EXERCISE DIRECTIONS ->
Give a verbatim copy of the lines below, minus the pictures.

^^^^^^^^

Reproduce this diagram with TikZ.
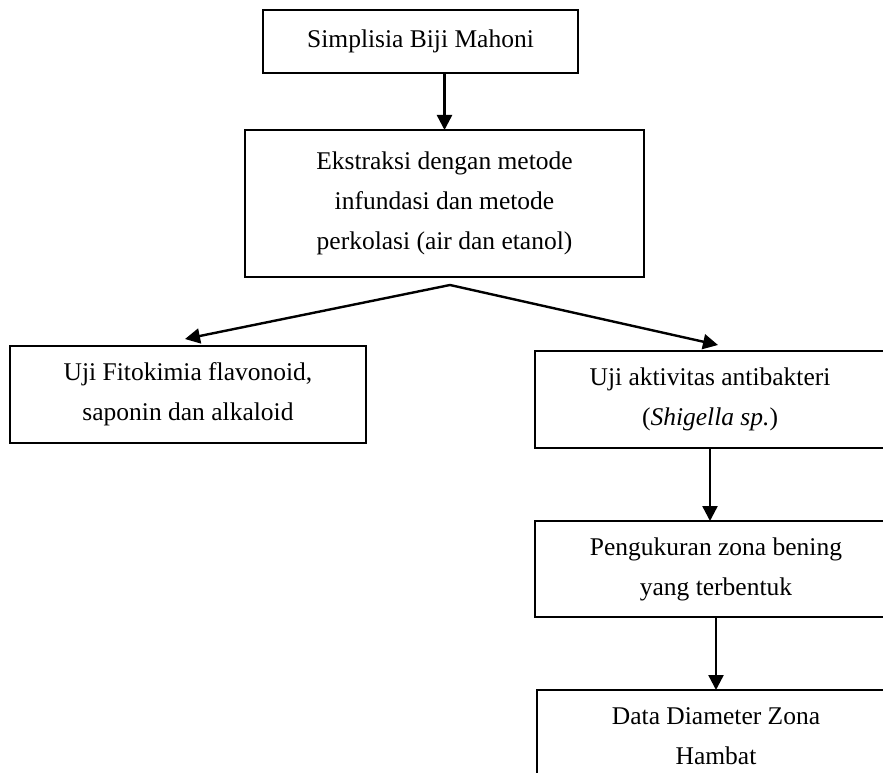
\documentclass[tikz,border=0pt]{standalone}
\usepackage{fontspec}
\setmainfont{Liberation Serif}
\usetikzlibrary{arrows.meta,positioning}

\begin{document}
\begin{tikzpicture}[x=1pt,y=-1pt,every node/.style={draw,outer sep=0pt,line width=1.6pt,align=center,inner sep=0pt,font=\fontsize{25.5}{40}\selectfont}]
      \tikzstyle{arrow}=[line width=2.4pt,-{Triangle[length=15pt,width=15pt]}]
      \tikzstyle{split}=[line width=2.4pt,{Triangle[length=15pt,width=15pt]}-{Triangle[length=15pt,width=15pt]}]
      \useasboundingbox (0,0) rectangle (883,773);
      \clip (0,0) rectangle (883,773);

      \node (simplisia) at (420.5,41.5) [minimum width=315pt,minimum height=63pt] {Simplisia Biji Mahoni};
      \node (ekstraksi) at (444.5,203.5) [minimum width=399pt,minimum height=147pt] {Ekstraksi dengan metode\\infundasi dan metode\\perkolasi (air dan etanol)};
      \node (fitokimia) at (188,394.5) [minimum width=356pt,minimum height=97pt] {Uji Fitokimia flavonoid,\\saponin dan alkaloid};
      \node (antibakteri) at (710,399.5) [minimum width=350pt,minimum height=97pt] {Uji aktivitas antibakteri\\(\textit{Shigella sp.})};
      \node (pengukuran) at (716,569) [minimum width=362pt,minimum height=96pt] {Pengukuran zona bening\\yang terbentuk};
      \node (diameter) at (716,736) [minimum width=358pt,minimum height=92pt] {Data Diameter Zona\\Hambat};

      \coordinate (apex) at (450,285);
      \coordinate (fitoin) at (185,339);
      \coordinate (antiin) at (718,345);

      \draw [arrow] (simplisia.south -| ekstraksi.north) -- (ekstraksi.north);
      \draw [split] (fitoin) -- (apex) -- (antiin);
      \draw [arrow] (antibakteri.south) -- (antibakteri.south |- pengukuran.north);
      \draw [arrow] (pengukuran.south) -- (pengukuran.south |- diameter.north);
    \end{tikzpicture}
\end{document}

^^^^^^^^

COMPLETE ANSWER ->
Reproduce this diagram with TikZ.
\documentclass[tikz,border=0pt]{standalone}
\usepackage{fontspec}
\setmainfont{Liberation Serif}
\usetikzlibrary{arrows.meta,positioning}

\begin{document}
\begin{tikzpicture}[x=1pt,y=-1pt,every node/.style={draw,outer sep=0pt,line width=1.6pt,align=center,inner sep=0pt,font=\fontsize{25.5}{40}\selectfont}]
      \tikzstyle{arrow}=[line width=2.4pt,-{Triangle[length=15pt,width=15pt]}]
      \tikzstyle{split}=[line width=2.4pt,{Triangle[length=15pt,width=15pt]}-{Triangle[length=15pt,width=15pt]}]
      \useasboundingbox (0,0) rectangle (883,773);
      \clip (0,0) rectangle (883,773);

      \node (simplisia) at (420.5,41.5) [minimum width=315pt,minimum height=63pt] {Simplisia Biji Mahoni};
      \node (ekstraksi) at (444.5,203.5) [minimum width=399pt,minimum height=147pt] {Ekstraksi dengan metode\\infundasi dan metode\\perkolasi (air dan etanol)};
      \node (fitokimia) at (188,394.5) [minimum width=356pt,minimum height=97pt] {Uji Fitokimia flavonoid,\\saponin dan alkaloid};
      \node (antibakteri) at (710,399.5) [minimum width=350pt,minimum height=97pt] {Uji aktivitas antibakteri\\(\textit{Shigella sp.})};
      \node (pengukuran) at (716,569) [minimum width=362pt,minimum height=96pt] {Pengukuran zona bening\\yang terbentuk};
      \node (diameter) at (716,736) [minimum width=358pt,minimum height=92pt] {Data Diameter Zona\\Hambat};

      \coordinate (apex) at (450,285);
      \coordinate (fitoin) at (185,339);
      \coordinate (antiin) at (718,345);

      \draw [arrow] (simplisia.south -| ekstraksi.north) -- (ekstraksi.north);
      \draw [split] (fitoin) -- (apex) -- (antiin);
      \draw [arrow] (antibakteri.south) -- (antibakteri.south |- pengukuran.north);
      \draw [arrow] (pengukuran.south) -- (pengukuran.south |- diameter.north);
    \end{tikzpicture}
\end{document}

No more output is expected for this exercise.